Meer ondersteuning, zowel van fracties als van de Kamer zelf, zou enig soelaas kunnen bieden. Kleinere fracties hebben sowieso minder budget en dus een kleinere ambtelijke staf. Deels kan hechtere samenwerking van fracties helpen. De beste voorbeelden daarvan zijn PvdA en GroenLinks en in iets mindere mate DENK en de fractie-Den Haan.

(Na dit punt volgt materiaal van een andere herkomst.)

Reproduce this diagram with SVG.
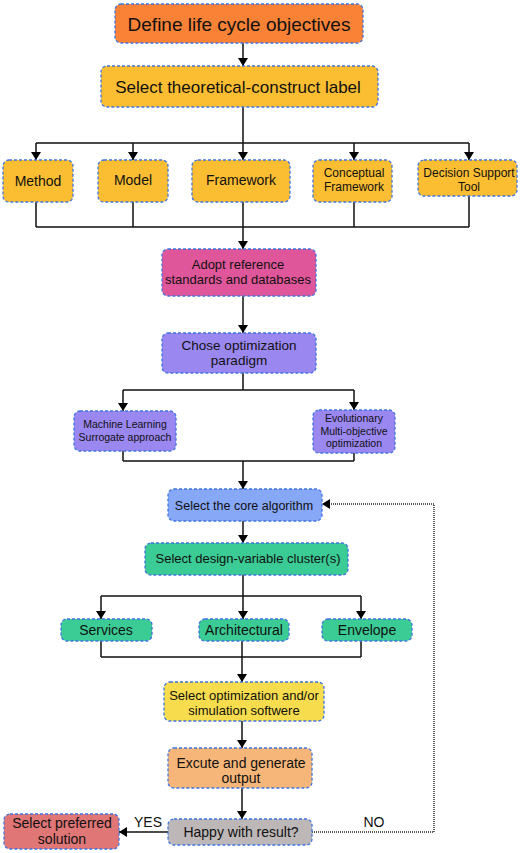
<svg xmlns="http://www.w3.org/2000/svg" width="520" height="853" viewBox="0 0 520 853">
<defs>
<marker id="ah" viewBox="0 0 8 10" refX="8" refY="5" markerWidth="8" markerHeight="10" markerUnits="userSpaceOnUse" orient="auto">
<path d="M0,0 L8,5 L0,10 z" fill="#000"/>
</marker>
</defs>
<style>
.n{stroke:#3f74e0;stroke-width:1.3;stroke-dasharray:3 2}
.t{font-family:"Liberation Sans",Arial,sans-serif;fill:#111;text-anchor:middle}
.c{fill:none;stroke:#111;stroke-width:1.5}
.d{fill:none;stroke:#222;stroke-width:1.4;stroke-dasharray:1 1}
</style>
<rect width="520" height="853" fill="#fff"/>

<g id="connectors">
<path class="c" d="M243,43 V66" marker-end="url(#ah)"/>
<path class="c" d="M243,107 V143 M36,143 H469"/>
<path class="c" d="M36,143 V160" marker-end="url(#ah)"/>
<path class="c" d="M133,143 V160" marker-end="url(#ah)"/>
<path class="c" d="M243,143 V160" marker-end="url(#ah)"/>
<path class="c" d="M354,143 V160" marker-end="url(#ah)"/>
<path class="c" d="M469,143 V160" marker-end="url(#ah)"/>
<path class="c" d="M36,202 V227 M133,202 V227 M354,202 V227 M469,196 V227 M36,227 H469"/>
<path class="c" d="M243,202 V249" marker-end="url(#ah)"/>
<path class="c" d="M243,296 V333" marker-end="url(#ah)"/>
<path class="c" d="M243,373 V390 M123,390 H354"/>
<path class="c" d="M123,390 V411" marker-end="url(#ah)"/>
<path class="c" d="M354,390 V410" marker-end="url(#ah)"/>
<path class="c" d="M123,451 V461 M354,453 V461 M123,461 H354"/>
<path class="c" d="M243,461 V489" marker-end="url(#ah)"/>
<path class="c" d="M243,521 V543" marker-end="url(#ah)"/>
<path class="c" d="M243,575 V596 M101,596 H361"/>
<path class="c" d="M101,596 V619" marker-end="url(#ah)"/>
<path class="c" d="M243,596 V619" marker-end="url(#ah)"/>
<path class="c" d="M361,596 V619" marker-end="url(#ah)"/>
<path class="c" d="M101,641 V657 M361,641 V657 M101,657 H361"/>
<path class="c" d="M242,641 V682" marker-end="url(#ah)"/>
<path class="c" d="M242,721 V748" marker-end="url(#ah)"/>
<path class="c" d="M242,788 V819" marker-end="url(#ah)"/>
<path class="c" d="M168,832 H119" marker-end="url(#ah)"/>
<path class="d" d="M312,832 H434 V504 H322" marker-end="url(#ah)"/>
<text class="t" x="148" y="827" font-size="14">YES</text>
<text class="t" x="374" y="827" font-size="14">NO</text>
</g>

<g id="define">
<rect class="n" x="115" y="4" width="248" height="39" rx="6" fill="#f98236"/>
<text class="t" x="239" y="31" font-size="19">Define life cycle objectives</text>
</g>
<g id="select-label">
<rect class="n" x="101" y="66" width="277" height="41" rx="6" fill="#fbbe32"/>
<text class="t" x="238" y="93" font-size="17">Select theoretical-construct label</text>
</g>
<g id="method">
<rect class="n" x="3" y="160" width="70" height="42" rx="6" fill="#fbbe32"/>
<text class="t" x="38" y="186" font-size="14">Method</text>
</g>
<g id="model">
<rect class="n" x="98" y="160" width="70" height="42" rx="6" fill="#fbbe32"/>
<text class="t" x="133" y="185" font-size="14">Model</text>
</g>
<g id="framework">
<rect class="n" x="192" y="160" width="98" height="42" rx="6" fill="#fbbe32"/>
<text class="t" x="241" y="185" font-size="14">Framework</text>
</g>
<g id="conceptual">
<rect class="n" x="313" y="160" width="79" height="42" rx="6" fill="#fbbe32"/>
<text class="t" x="354" y="177" font-size="12">Conceptual</text>
<text class="t" x="354" y="191" font-size="12">Framework</text>
</g>
<g id="dst">
<rect class="n" x="418" y="160" width="99" height="36" rx="6" fill="#fbbe32"/>
<text class="t" x="469" y="177" font-size="12">Decision Support</text>
<text class="t" x="469" y="191" font-size="12">Tool</text>
</g>
<g id="adopt">
<rect class="n" x="162" y="249" width="154" height="47" rx="6" fill="#e0569a"/>
<text class="t" x="238" y="269" font-size="13">Adopt reference</text>
<text class="t" x="238" y="284" font-size="13">standards and databases</text>
</g>
<g id="chose">
<rect class="n" x="162" y="333" width="154" height="40" rx="6" fill="#9b87f0"/>
<text class="t" x="239" y="350" font-size="13.5">Chose optimization</text>
<text class="t" x="239" y="365" font-size="13.5">paradigm</text>
</g>
<g id="ml">
<rect class="n" x="74" y="411" width="102" height="40" rx="6" fill="#9b87f0"/>
<text class="t" x="125" y="428" font-size="10.5">Machine Learning</text>
<text class="t" x="125" y="441" font-size="10.5">Surrogate approach</text>
</g>
<g id="evo">
<rect class="n" x="313" y="410" width="82" height="43" rx="6" fill="#9b87f0"/>
<text class="t" x="354" y="422" font-size="10.5">Evolutionary</text>
<text class="t" x="354" y="435" font-size="10.5">Multi-objective</text>
<text class="t" x="354" y="447" font-size="10.5">optimization</text>
</g>
<g id="core">
<rect class="n" x="168" y="489" width="154" height="32" rx="6" fill="#87a7f7"/>
<text class="t" x="244" y="510" font-size="12.5">Select the core algorithm</text>
</g>
<g id="design">
<rect class="n" x="145" y="543" width="203" height="32" rx="6" fill="#3bcb94"/>
<text class="t" x="248" y="563" font-size="13">Select design-variable cluster(s)</text>
</g>
<g id="services">
<rect class="n" x="61" y="619" width="91" height="22" rx="6" fill="#3bcb94"/>
<text class="t" x="106" y="635" font-size="14">Services</text>
</g>
<g id="architectural">
<rect class="n" x="199" y="619" width="90" height="22" rx="6" fill="#3bcb94"/>
<text class="t" x="244" y="635" font-size="14">Architectural</text>
</g>
<g id="envelope">
<rect class="n" x="322" y="619" width="90" height="22" rx="6" fill="#3bcb94"/>
<text class="t" x="367" y="635" font-size="14">Envelope</text>
</g>
<g id="software">
<rect class="n" x="164" y="682" width="160" height="39" rx="6" fill="#f7dd4e"/>
<text class="t" x="244" y="700" font-size="13">Select optimization and/or</text>
<text class="t" x="244" y="715" font-size="13">simulation softwere</text>
</g>
<g id="execute">
<rect class="n" x="168" y="748" width="144" height="40" rx="6" fill="#f7b679"/>
<text class="t" x="241" y="768" font-size="14">Excute and generate</text>
<text class="t" x="241" y="783" font-size="14">output</text>
</g>
<g id="happy">
<rect class="n" x="168" y="819" width="144" height="26" rx="6" fill="#bdb7b7"/>
<text class="t" x="241" y="837" font-size="14">Happy with result?</text>
</g>
<g id="preferred">
<rect class="n" x="4" y="814" width="115" height="35" rx="6" fill="#e07676"/>
<text class="t" x="62" y="828" font-size="14">Select preferred</text>
<text class="t" x="62" y="844" font-size="14">solution</text>
</g>
</svg>
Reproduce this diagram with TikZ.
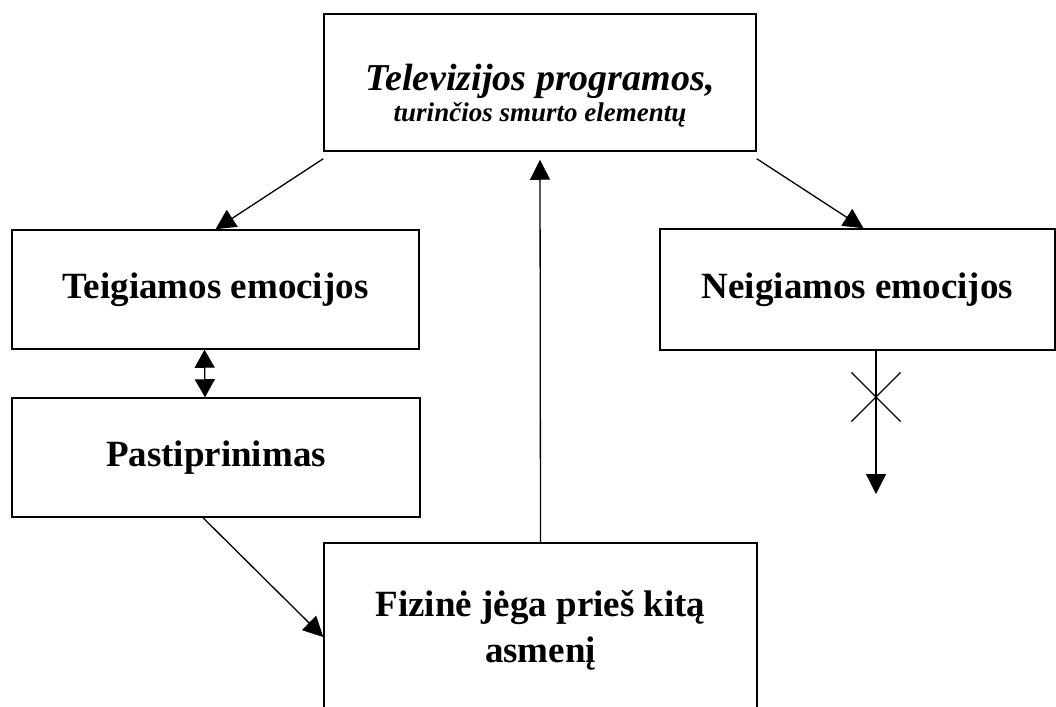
\documentclass[tikz,border=0pt]{standalone}
\usepackage{fontspec}
\setmainfont{Liberation Serif}
\usetikzlibrary{arrows.meta, shapes.misc}
\tikzset{
  box/.style={draw, line width=1.5pt, rectangle, align=center, inner sep=0pt},
  conn/.style={line width=1.3pt, -{Triangle[length=20pt, width=20pt]}},
  big/.style={font=\bfseries\fontsize{37}{46}\selectfont}}

\begin{document}
\begin{tikzpicture}[x=1pt, y=-1pt]
	\clip (0,0) rectangle (1056,706);
	\node[box, minimum width=432pt, minimum height=137pt,
	  font=\bfseries\itshape\fontsize{38}{31}\selectfont] (tv) at (540,82.5)
	  {\rule{0pt}{52pt}Televizijos programos,\\{\fontsize{27}{31}\selectfont turinčios smurto elementų}};
	\node[box, big, minimum width=407pt, minimum height=119pt] (teig) at (215.5,289.5) {Teigiamos emocijos};
	\node[box, big, minimum width=408pt, minimum height=119pt] (past) at (216,457.5) {Pastiprinimas};
	\node[box, big, minimum width=395pt, minimum height=121pt] (neig) at (857.5,289.5) {Neigiamos emocijos};
	\node[box, big, minimum width=433pt, minimum height=174pt] (fiz) at (540.5,630) {Fizinė jėga prieš kitą\\asmenį};
\coordinate (stop) at (876,494);
\draw[conn] ([yshift=-7pt]tv.south west) -- (teig.north);
\draw[conn] ([yshift=-7pt]tv.south east) -- ([xshift=6pt]neig.north);
\draw[conn] (fiz.north) -- ([yshift=-8pt]tv.south);
\draw[conn, {Triangle[length=18pt, width=20pt]}-{Triangle[length=18pt, width=20pt]}] ([xshift=-11pt]teig.south) -- ([xshift=-11pt]past.north);
\draw[conn] ([xshift=18.5pt]neig.south) -- (stop);
\node[cross out, draw, line width=1.2pt, minimum size=48pt, inner sep=0pt] (x) at (876,397) {};
\draw[conn] ([xshift=-13pt]past.south) -- ([yshift=-7pt]fiz.west);
	\end{tikzpicture}
\end{document}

Aanpassingen vanwege onwenselijke en soms onvoorziene gevolgen van de Kieswet waren er vaker. Al in 1921 werd de kiesdrempel verhoogd. In 1918 kwamen zelfs partijen met een gering stemmenaantal voor een (rest)zetel in aanmerking. Het leidde tot zetels voor zeventien partijen, waarvan vijf die slechts een halve kiesdeler behaalden. (Overigens gingen enkele eenmansfracties direct over tot vorming van een gezamenlijke fractie). De drempel ging toen naar 75 procent. Een tweede probleem was het gewicht van voorkeurstemmen. Bij tussentijdse vervulling van vacatures was het aantal behaalde (voorkeur)stemmen bepalend. Een paar stemmen meer betekende dat een laag geplaatste kandidaat voorrang kreeg boven een kandidaat die door de partij hoog op de lijst was geplaatst. Dat werd als onwenselijk beschouwd en gewijzigd.
In 1933 namen aan de verkiezingen liefst 54 lijsten deel. Om kansloze lijsten te weren, werd betaling van een waarborgsom ingevoerd om te mogen deelnemen. Die verviel als slechts weinig stemmen werden behaald (minder dan driekwart van de kiesdeler). Het aantal partijen bij de verkiezingen van 1937 daalde naar twintig. Bovendien behaalden toen slechts tien partijen een zetel en waren er geen eenlingen meer. Dat kwam omdat ook het systeem van restzetelverdeling werd gewijzigd, ten gunste van grotere partijen.
Het Nederlandse kiesstelsel biedt meer dan bijna elk ander stelsel kans aan kleine groeperingen om een zetel te behalen. De drempel is heel laag. De meeste Europese landen hebben een kiesstelsel met districten, met daarbinnen evenredige vertegenwoordiging. Dat leidt op zichzelf al tot een hogere drempel. Dankzij de ver doorgevoerde evenredige vertegenwoordiging kunnen in de Tweede Kamer veel verschillende geluiden worden gehoord. Dat kan als positief worden gezien. Enige beperking daarvan, doet op zichzelf geen afbreuk aan de democratie.
Aan ieder kiesstelsel zitten voor- en nadelen. Het gaat om een afweging daarvan. Wel zou je kunnen zeggen dat rekening mag worden gehouden met een historische ontwikkeling. Om nu bijvoorbeeld het stelsel zodanig te wijzigen, dat partijen die al sinds jaar en dag in de Tweede Kamer zitten daardoor hun vertegenwoordiging verliezen, is onwenselijk.
Verhoging van de kiesdrempel draagt slechts beperkt bij aan het tegengaan van (verdere) versplintering. Ik denk eerder aan uitbreiding van het ledental van de Tweede Kamer (naar 200 leden), maar dan in combinatie met een iets hogere kiesdrempel. Voor uitbreiding van het sinds 1956 bestaande ledental is alle reden. Daarmee krijgen fracties meer armslag en kan de representativiteit (denk aan regio's, diversiteit, behoud van ervaring) worden versterkt.